Despite their growing popularity among commuters, ride-sharing and car service apps continue their battle with state and local regulators, who say the companies violate public safety rules and should be licensed like city taxi cabs. The state Public Utilities Commission last year fined Uber, Sidecar and Lyft's parent company, Zimride, and last month the Los Angeles Department of Transportation sent the three companies a cease and desist order, which the companies rejected.

Sidecar, which makes money by taking a cut of the fees that riders pay to drivers, is letting all drivers keep those fees between 6 a.m. and 7 p.m. on weekdays.

Companies with taxi-hailing apps are also cashing in. Flywheel, an app that lets riders hail and pay for taxis on their smartphone, expected to see a surge in demand from riders who typically take BART from outlying neighborhoods in San Francisco to the city center, said Brogan Keane, chief marketing officer. The company, based in Redwood City, works with about 900 cabs in the Bay Area and makes about 60 cents off each passenger those cabs pick up using the Flywheel app.

Commuters board an AC Transit bus on July 1, 2013 in Oakland, California. (Photo by Justin Sullivan/Getty Images)
Commuters board an AC Transit bus on July 1, 2013 in Oakland, California. (Photo by Justin Sullivan/Getty Images) (Justin Sullivan)

Demand for taxi-hailing app Taxi Magic was "very heavy, but not insane" Monday morning, said Matt Carrington, marketing director for the company, which serves San Francisco and San Jose.

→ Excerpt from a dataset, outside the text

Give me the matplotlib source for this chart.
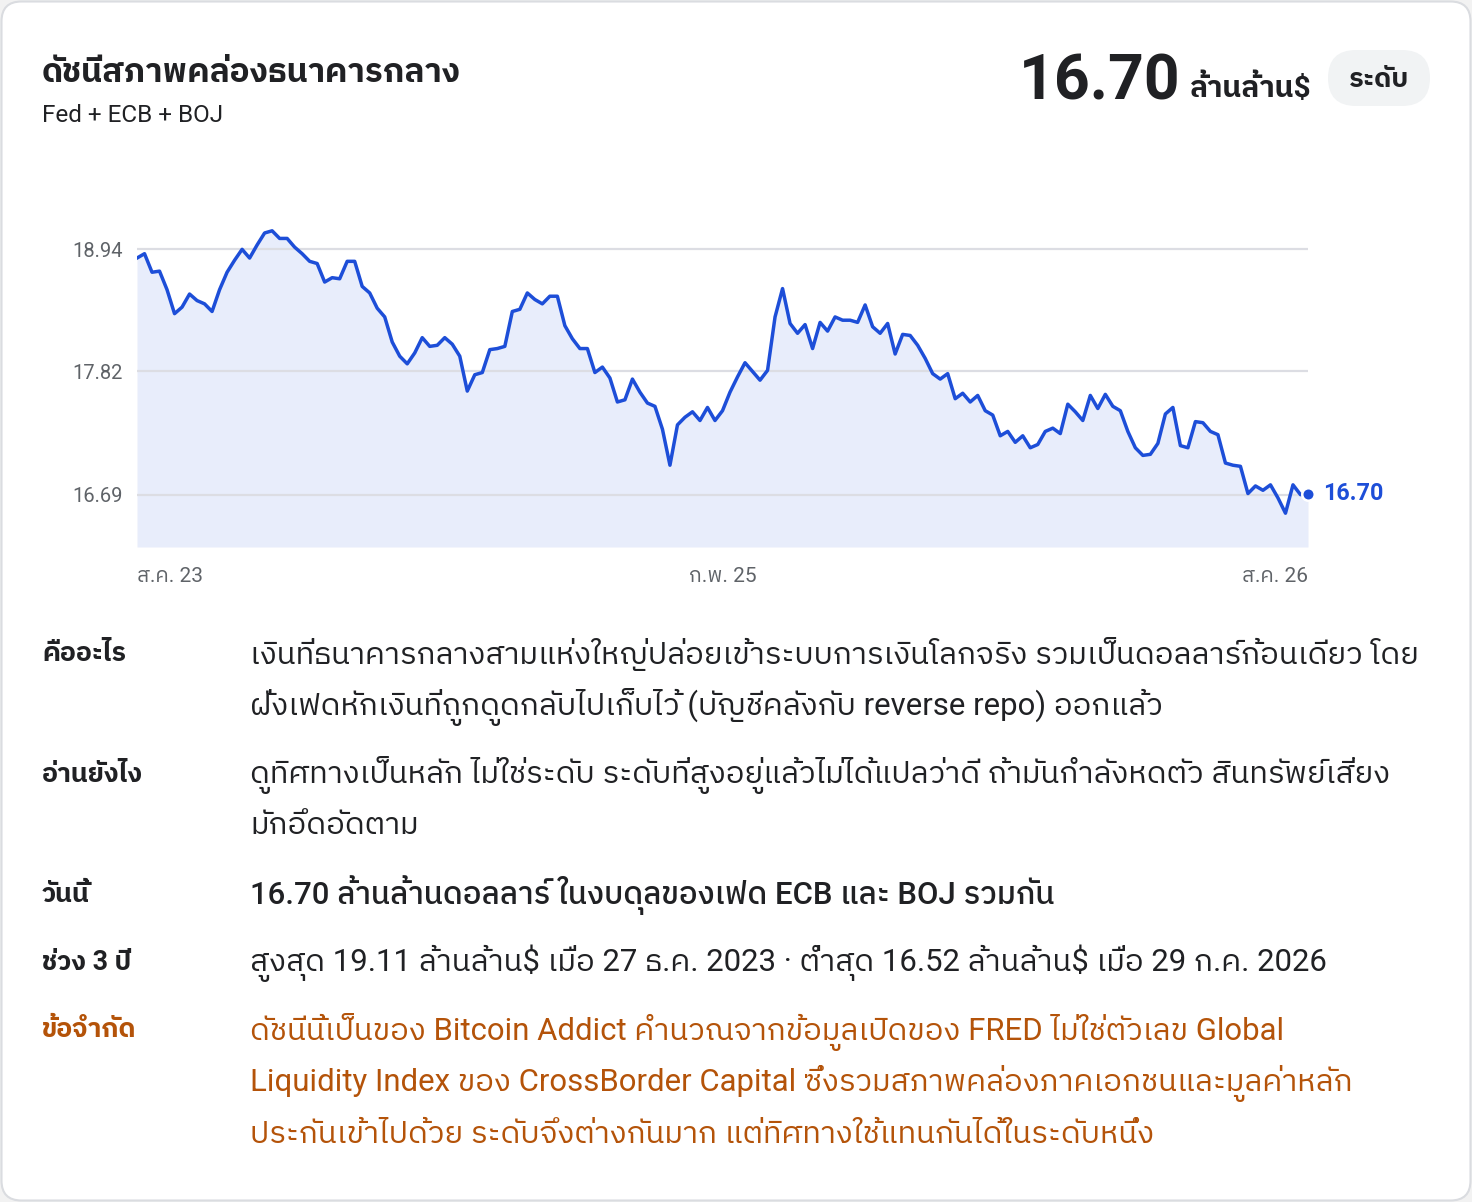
import matplotlib
matplotlib.use('Agg')
from matplotlib import pyplot as plt
from matplotlib.patches import FancyBboxPatch
import pandas as pd

plt.rcParams['font.family'] = ['Roboto', 'IBM Plex Sans Thai']
plt.rcParams['text.parse_math'] = False  # "$" is a currency sign here

# weekly combined balance sheet, trillion USD (Fed + ECB + BOJ)
start_date = '2023-08-23'
liquidity = [
    18.86, 18.90, 18.73, 18.74, 18.57, 18.35, 18.41, 18.53, 18.47, 18.44,
    18.37, 18.57, 18.73, 18.84, 18.94, 18.86, 18.98, 19.09, 19.11, 19.04,
    19.04, 18.96, 18.90, 18.83, 18.81, 18.64, 18.68, 18.67, 18.83, 18.83,
    18.60, 18.54, 18.40, 18.32, 18.09, 17.96, 17.89, 17.99, 18.13, 18.05,
    18.06, 18.13, 18.07, 17.96, 17.64, 17.79, 17.81, 18.02, 18.03, 18.05,
    18.37, 18.39, 18.54, 18.48, 18.44, 18.51, 18.51, 18.24, 18.12, 18.03,
    18.03, 17.81, 17.86, 17.76, 17.54, 17.56, 17.75, 17.63, 17.53, 17.50,
    17.29, 16.96, 17.33, 17.40, 17.45, 17.37, 17.49, 17.37, 17.46, 17.63,
    17.77, 17.90, 17.82, 17.74, 17.83, 18.32, 18.58, 18.26, 18.17, 18.25,
    18.03, 18.27, 18.19, 18.32, 18.29, 18.29, 18.27, 18.43, 18.23, 18.17,
    18.26, 17.98, 18.16, 18.15, 18.06, 17.94, 17.80, 17.75, 17.80, 17.57,
    17.62, 17.54, 17.60, 17.46, 17.42, 17.23, 17.27, 17.17, 17.23, 17.12,
    17.15, 17.27, 17.30, 17.25, 17.52, 17.45, 17.37, 17.60, 17.48, 17.61,
    17.50, 17.46, 17.27, 17.12, 17.05, 17.06, 17.16, 17.43, 17.49, 17.14,
    17.12, 17.36, 17.35, 17.27, 17.24, 16.98, 16.96, 16.95, 16.70, 16.77,
    16.73, 16.78, 16.66, 16.52, 16.78, 16.69, 16.70,
]
dates = pd.date_range(start_date, periods=len(liquidity), freq='7D')

y_ticks = [16.69, 17.82, 18.94]
x_tick_labels = ['ส.ค. 23', 'ก.พ. 25', 'ส.ค. 26']

title = 'ดัชนีสภาพคล่องธนาคารกลาง'
subtitle = 'Fed + ECB + BOJ'
unit = 'ล้านล้าน$'
badge = 'ระดับ'

rows = [
    ('คืออะไร', ['เงินที่ธนาคารกลางสามแห่งใหญ่ปล่อยเข้าระบบการเงินโลกจริง รวมเป็นดอลลาร์ก้อนเดียว โดย',
                 'ฝั่งเฟดหักเงินที่ถูกดูดกลับไปเก็บไว้ (บัญชีคลังกับ reverse repo) ออกแล้ว']),
    ('อ่านยังไง', ['ดูทิศทางเป็นหลัก ไม่ใช่ระดับ ระดับที่สูงอยู่แล้วไม่ได้แปลว่าดี ถ้ามันกำลังหดตัว สินทรัพย์เสี่ยง',
                   'มักอึดอัดตาม']),
    ('วันนี้', ['16.70 ล้านล้านดอลลาร์ ในงบดุลของเฟด ECB และ BOJ รวมกัน']),
    ('ช่วง 3 ปี', ['สูงสุด 19.11 ล้านล้าน$ เมื่อ 27 ธ.ค. 2023 · ต่ำสุด 16.52 ล้านล้าน$ เมื่อ 29 ก.ค. 2026']),
    ('ข้อจำกัด', ['ดัชนีนี้เป็นของ Bitcoin Addict คำนวณจากข้อมูลเปิดของ FRED ไม่ใช่ตัวเลข Global',
                  'Liquidity Index ของ CrossBorder Capital ซึ่งรวมสภาพคล่องภาคเอกชนและมูลค่าหลัก',
                  'ประกันเข้าไปด้วย ระดับจึงต่างกันมาก แต่ทิศทางใช้แทนกันได้ในระดับหนึ่ง']),
]

LINE = '#1d4ed8'
FILL = '#e8edfb'
GRID = '#dcdde3'
DARK = '#202124'
MUTED = '#5f6368'
WARN = '#b45309'

W, H = 1472, 1202
fig = plt.figure(figsize=(W / 100, H / 100), dpi=100, facecolor='#f2f2f2')

# page layer in pixel units
page = fig.add_axes([0, 0, 1, 1])
page.set_xlim(0, W)
page.set_ylim(H, 0)
page.axis('off')
page.add_patch(FancyBboxPatch((1.5, 1.5), W - 3, H - 3, boxstyle='round,pad=0,rounding_size=20',
                              facecolor='white', edgecolor='#dadce0', linewidth=1.5))

page.text(42, 82, title, fontsize=24, fontweight='bold', color=DARK, va='baseline')
page.text(42, 122, subtitle, fontsize=17.5, color=DARK, va='baseline')
page.text(1180, 99, f'{liquidity[-1]:.2f}', fontsize=45, fontweight='bold', color=DARK,
          ha='right', va='baseline')
page.text(1190, 97, unit, fontsize=21.5, fontweight='bold', color=DARK, va='baseline')
page.add_patch(FancyBboxPatch((1328, 50), 102, 56, boxstyle='round,pad=0,rounding_size=28',
                              facecolor='#f1f3f4', edgecolor='none'))
page.text(1379, 87, badge, fontsize=19.5, fontweight='bold', color=DARK, ha='center', va='baseline')

# rows of notes under the chart
label_base = [661, 782, 902, 970, 1037]
value_base = [664, 783, 904, 971, 1040]
for i, (label, lines) in enumerate(rows):
    color = WARN if i == len(rows) - 1 else DARK
    weight = 'medium' if i == 2 else 'normal'
    page.text(42, label_base[i], label, fontsize=19.3, fontweight='bold', color=color, va='baseline')
    for j, line in enumerate(lines):
        page.text(250, value_base[i] + j * 51.5, line, fontsize=22.4, fontweight=weight,
                  color=color, va='baseline')

# chart
ax = fig.add_axes([137 / W, 1 - 547 / H, (1308 - 137) / W, (547 - 197) / H])
ax.set_facecolor('none')
y_min, y_max = 16.21, 19.42
ax.fill_between(dates, liquidity, y_min, color=FILL, linewidth=0, zorder=1)
for t in y_ticks:
    ax.axhline(t, color=GRID, linewidth=1.6, zorder=2)
ax.plot(dates, liquidity, color=LINE, linewidth=2.5, solid_joinstyle='round', zorder=3)
ax.plot(dates[-1], liquidity[-1], 'o', color=LINE, markersize=9, markeredgecolor='white',
        markeredgewidth=1.8, zorder=4, clip_on=False)
ax.annotate(f'{liquidity[-1]:.2f}', (dates[-1], liquidity[-1]), xytext=(11, 0),
            textcoords='offset points', ha='left', va='center', fontsize=16.8,
            fontweight='bold', color=LINE, annotation_clip=False)

ax.set_xlim(dates[0], dates[-1])
ax.set_ylim(y_min, y_max)
ax.set_yticks(y_ticks)
ax.set_yticklabels([f'{t:.2f}' for t in y_ticks])
mid = dates[0] + (dates[-1] - dates[0]) / 2
ax.set_xticks([dates[0], mid, dates[-1]])
ax.set_xticklabels(x_tick_labels)
for lbl, ha in zip(ax.get_xticklabels(), ['left', 'center', 'right']):
    lbl.set_horizontalalignment(ha)
ax.tick_params(axis='y', length=0, pad=10, labelsize=14.5, labelcolor=MUTED)
ax.tick_params(axis='x', length=0, pad=14.5, labelsize=15, labelcolor=MUTED)
for s in ax.spines.values():
    s.set_visible(False)

fig.savefig('out.png', dpi=100, facecolor=fig.get_facecolor())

If the afternoon commute picks up, Taxi Magic will roll out a premium service that requires passengers to pay $5 or $10 more but guarantees that the cab would show up when called to a home or business, Carrington said.

"When there is a lot of demand out there, especially on the street, (cabs) will pick up the street hail and they're not as likely to go pick up someone five miles down the road," he said.

Some San Francisco residents said they had to take a cab to work because the buses, which are operated by the San Francisco Municipal Transportation Agency, or Muni, were too full to stop at all bus stops.

Other commuters turned to carpooling as a cheaper alternative. Avego, a website and smartphone app that helps Bay Area commuters set up carpools, added about 700 drivers between midnight and 7 a.m. Monday, said CEO Sean O'Sullivan. Those drivers picked up commuters who work nearby, lessening the number of cars on the road, although it may not have been noticeable Monday. In some places, a 40-minute commute grew to two hours.

"Today was a horrific day for drivers," O'Sullivan said. "It's been hellacious."

The crawling commute home won't be agonizing just for drivers, it could also snarl reservations at car rental sites during the peak of summer vacation travel. Employees at the Avis and Budget rental sites in San Francisco's Soma neighborhood said they were worried that heavy traffic would delay car returns. That would mean cars may not be ready for customers with reservations Monday evening or Tuesday morning who are trying to get away for the Fourth of July weekend.